I'm not sure if you are getting the answer you are looking for.

Here is my understanding of it:

Chips are engineered to certain operating points. Hopefully, when they are fabricated it alll turns out dead correct, but probably not. Every chip comes out different, although the ones in the same run turn out mostly very close. The supply voltage is one operating point. The switching point of the transistors, low to high and back, is another operating point. Altering the supply voltage also moves the switching points of the transistors slightly, the voltage/current at which the transistor changes from a low state to a high state, and visa versa. The net effect, though, is that the rate of change of the voltage/current is a little steeper at a higher voltage. That is critical when the CPU is operating near its upper speed limit. So it reaches the point of switching faster. Raising the voltage would always increase the switching speed, except that, as you noted, it also has other effects that go against that.

Cool transistors switch faster than warm transistors. It has something to do with thermal electrons, that is electrons moving radomly due to heat, interfering with signal electrons. That makes it harder to switch from one state to another. At absolute zero, transistors hit their maximum speed. I think it is something like 30% faster than room temp. The applied voltage also determines the average energy and therefore also the heat generated and temperature. You could possibly hit the point where changing the voltage does more harm than good. However I think most OC limits are reached before that and are due to irregularities between transistors causing a lack of synchonization between things that need to be eactly at the right time. It's just that the switching speed is one part of the problem.

It is incorrect to think that voltage is not a killer. The insulators in the field effect transistors, and elsewhere, are very thin. The breakdown voltage, that is the voltage at which the insulating properties break down and there is conduction through the insulator, most probably catastrophic, is not much higher than the normal operating voltage. It normally does not need to be much higher, and there are reasons that a thin insulator is a good thing. One transistor in 100 milliion not working right likely would make the CPU non-functional. This mechanism is probably the chief cause of sudden failure.
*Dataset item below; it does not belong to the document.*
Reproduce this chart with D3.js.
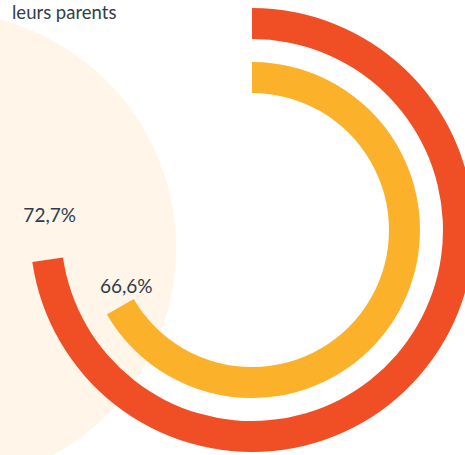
<!DOCTYPE html>
<html>
<head>
<meta charset="utf-8">
<script src="https://cdn.jsdelivr.net/npm/d3@7"></script>
<style>
  html, body { margin: 0; padding: 0; background: #ffffff; }
  svg { display: block; }
</style>
</head>
<body>
<svg id="chart" width="465" height="455"></svg>
<script>
// ---- data ----
const title = "leurs parents";
const series = ["anneau extérieur", "anneau intérieur"];
const values = [72.7, 66.6];
const valueLabels = ["72,7%", "66,6%"];

// ---- styles / layout ----
const W = 465, H = 455;
const cx = 252, cy = 230;
const ringOuter = [222, 168];
const ringWidth = 31;
const colors = ["#f04e24", "#fcb12b"];
const labelOffset = [[2, -38], [6, -14]];

const svg = d3.select("#chart");

// background disc
svg.append("circle")
  .attr("cx", -60).attr("cy", 248).attr("r", 236)
  .attr("fill", "#fff5e9");

// title text
svg.append("text")
  .attr("x", 12).attr("y", 19)
  .attr("font-family", "Lato, 'Open Sans', sans-serif")
  .attr("font-size", 18.5)
  .attr("fill", "#333d4a")
  .text(title);

const angle = d3.scaleLinear().domain([0, 100]).range([0, 2 * Math.PI]);

const g = svg.append("g").attr("transform", `translate(${cx},${cy})`);

const rows = series.map((s, i) => ({ name: s, value: values[i], label: valueLabels[i], i }));

const arc = d3.arc()
  .innerRadius(d => ringOuter[d.i] - ringWidth)
  .outerRadius(d => ringOuter[d.i])
  .startAngle(0)
  .endAngle(d => angle(d.value));

g.selectAll("path.ring")
  .data(rows)
  .join("path")
  .attr("class", "ring")
  .attr("d", arc)
  .attr("fill", d => colors[d.i]);

g.selectAll("text.val")
  .data(rows)
  .join("text")
  .attr("class", "val")
  .attr("text-anchor", "middle")
  .attr("font-family", "Lato, 'Open Sans', sans-serif")
  .attr("font-size", 19)
  .attr("fill", "#2f3b4c")
  .attr("x", d => {
    const a = angle(d.value), r = ringOuter[d.i] - ringWidth / 2;
    return r * Math.sin(a) + labelOffset[d.i][0];
  })
  .attr("y", d => {
    const a = angle(d.value), r = ringOuter[d.i] - ringWidth / 2;
    return -r * Math.cos(a) + labelOffset[d.i][1];
  })
  .text(d => d.label);
</script>
</body>
</html>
However, as long as the voltage is below the breakdown, it wouldn't decrease the chip lifetime.

It is probably true that the failure of an insulator is at slightly higher voltage when it is cooler. Just a guess. But if so, I doubt that 20 degrees would be significant. Without hearing it from a professinal in the fab bussiness, I would not believe that cooling noticeably protects transistors from the breakdown effect.

I am told that there is such a thing as chip lifetime. I guess something gradually happens to the doping structure that makes transistors what they are, and that is accelerated by increased temperature. I never ran into anyone who claimed that his chip had died due to this though. (Although, how would they know?) What I have read is that chips that are examined for failures (when they are operated under proper conditions) almost always fail due to an undiscovered defect present in the manufacture. Maybe a failure in the weld that connects the pins to the chip, or a too-thin spot in an interconnect. Something like that. So they "burn in" chips at the factory to try to get them to fail there. They subject chips to things they should not encounter normally. One person who does this at the factory said that the chips invariably come through working at a slower speed than before. DANG. I wish they'd let us have some without the torture test.

The only old chip (5 years?) that I ever tried out again actually OCed a little higher than it did before, probably because chipsets have improved since. This chip had been OCed to its stable max its entire lifetime (about 2 1/2 years) before it was retired.